Tuesday, May 30, 2017

There is a lot of media attention these days to a supposed crisis in the replication of scientific studies. However, I don't agree that there is such a replication "crisis". Biological experimentation involves a very high degree of complexity, with many variables that are extremely difficult to control. For example, even the same inbred mouse strains, or tissue culture cell lines, can actually be quite divergent between different laboratories. It is very difficult for one lab to assess the number of statistical degrees of freedom in its own work. Thus it is to be expected that some, many even many, results which are reported reliably on experiments performed in good conscience, will fail to replicate among labs. That is part of the cost of doing truly novel research. Just based on an anecdotal sense of the kinds of work being described as "non-replicable", much of it is either in the social sciences, where controlling variables is even harder, or in clinical trials on human cohorts where again it is challenging to control for environmental factors. In contrast, in my own field of human medical genetics, results tend to be highly replicable, as we are usually looking at the effects of severe high penetrance mutations. Different mutations in the same gene typically generate very similar, though not identical phenotypes even in very different populations. A quick survey of the Human Gene Mutation Database corroborates this observation.

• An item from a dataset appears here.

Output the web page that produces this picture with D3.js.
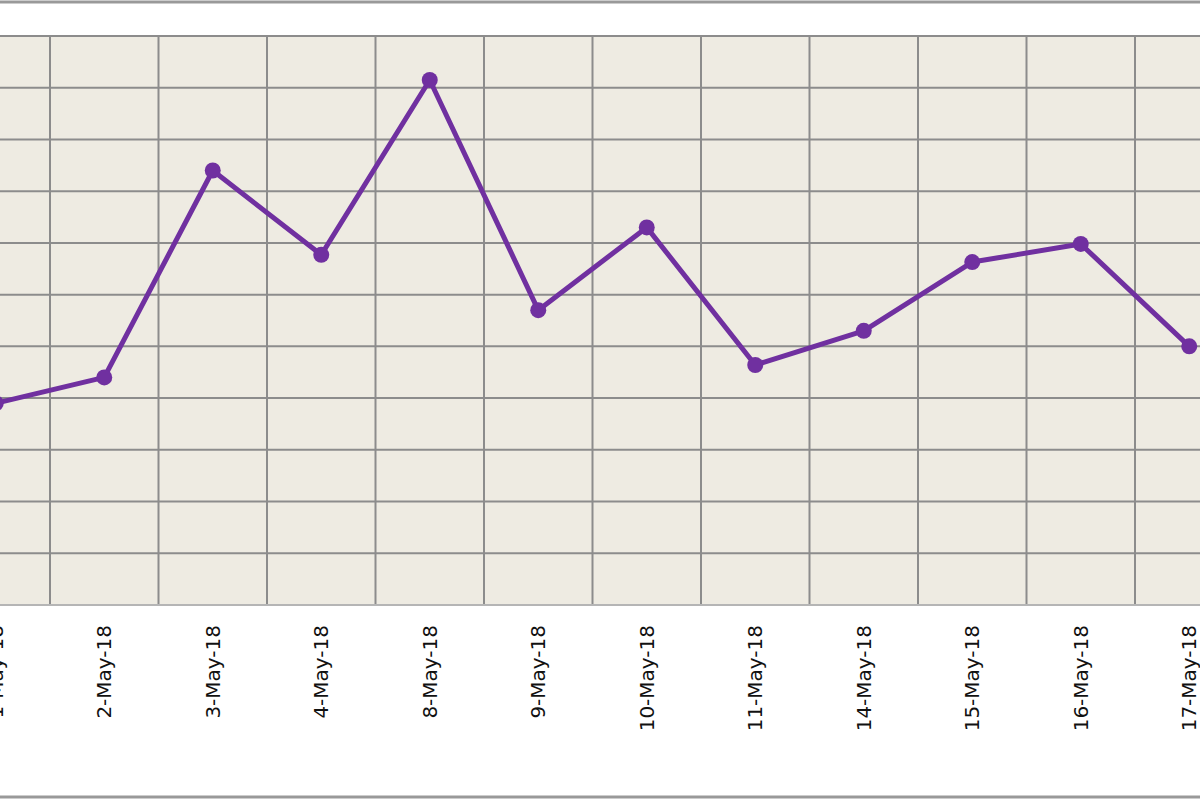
<!DOCTYPE html>
<html><head><meta charset="utf-8">
<script src="https://cdn.jsdelivr.net/npm/d3@7"></script>
<style>body{margin:0;background:#fff;overflow:hidden}</style>
</head><body>
<svg width="1200" height="800"></svg>
<script>
const dates = ["1-May-18","2-May-18","3-May-18","4-May-18","8-May-18","9-May-18","10-May-18","11-May-18","14-May-18","15-May-18","16-May-18","17-May-18"];
const values = [3.9, 4.4, 8.4, 6.77, 10.15, 5.7, 7.3, 4.64, 5.3, 6.63, 6.98, 5.0];
const yTicks = d3.range(0, 12);

const svg = d3.select("svg");
const plotTop = 36, plotBottom = 605;

// outer frame lines (chart is cropped at left/right)
svg.append("line").attr("x1", 0).attr("x2", 1200).attr("y1", 2).attr("y2", 2).attr("stroke", "#999").attr("stroke-width", 3);
svg.append("line").attr("x1", 0).attr("x2", 1200).attr("y1", 797).attr("y2", 797).attr("stroke", "#999").attr("stroke-width", 3);

var x = d3.scaleBand().domain(dates).range([-58.5, -58.5 + 12 * 108.5]);
var y = d3.scaleLinear().domain([0, 11]).range([plotBottom, plotTop]);

svg.append("rect").attr("x", 0).attr("y", plotTop).attr("width", 1200).attr("height", plotBottom - plotTop).attr("fill", "#eeebe2");

// horizontal grid
svg.append("g").selectAll("line").data(yTicks).enter().append("line")
  .attr("x1", 0).attr("x2", 1200)
  .attr("y1", d => y(d)).attr("y2", d => y(d))
  .attr("stroke", "#8c8c8c").attr("stroke-width", 2);

// vertical grid at band edges
svg.append("g").selectAll("line").data(dates.slice(1)).enter().append("line")
  .attr("x1", d => x(d)).attr("x2", d => x(d))
  .attr("y1", plotTop).attr("y2", plotBottom)
  .attr("stroke", "#8c8c8c").attr("stroke-width", 2);

svg.append("line").attr("x1", 0).attr("x2", 1200).attr("y1", plotBottom).attr("y2", plotBottom).attr("stroke", "#b5b5b5").attr("stroke-width", 2);

// labels
svg.append("g").selectAll("text").data(dates).enter().append("text")
  .attr("transform", d => "translate(" + (x(d) + x.bandwidth() / 2 + 7) + ",625)rotate(-90)")
  .attr("text-anchor", "end")
  .attr("font-family", "DejaVu Sans")
  .attr("font-size", "20px")
  .attr("fill", "#111")
  .text(d => d);

var cx = d => x(d) + x.bandwidth() / 2;
var line = d3.line().x((d, i) => cx(dates[i])).y(d => y(d));
svg.append("path").datum(values).attr("d", line)
  .attr("fill", "none").attr("stroke", "#7030a0").attr("stroke-width", 5).attr("stroke-linejoin", "round");

svg.append("g").selectAll("circle").data(values).enter().append("circle")
  .attr("cx", (d, i) => cx(dates[i])).attr("cy", d => y(d)).attr("r", 8)
  .attr("fill", "#7030a0");
</script>
</body></html>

That said, it is true that scientists are under way too much pressure to generate positive results, especially for very expensive programs like clinical trials or large scale population genetic studies. Moreover, the hypercompetitive state of grant funding these days encourages hype and excessive optimism over sober analysis. This is not the fault of the NIH, this is the result of decades of government underfunding of science measured as a proportion of national GDP.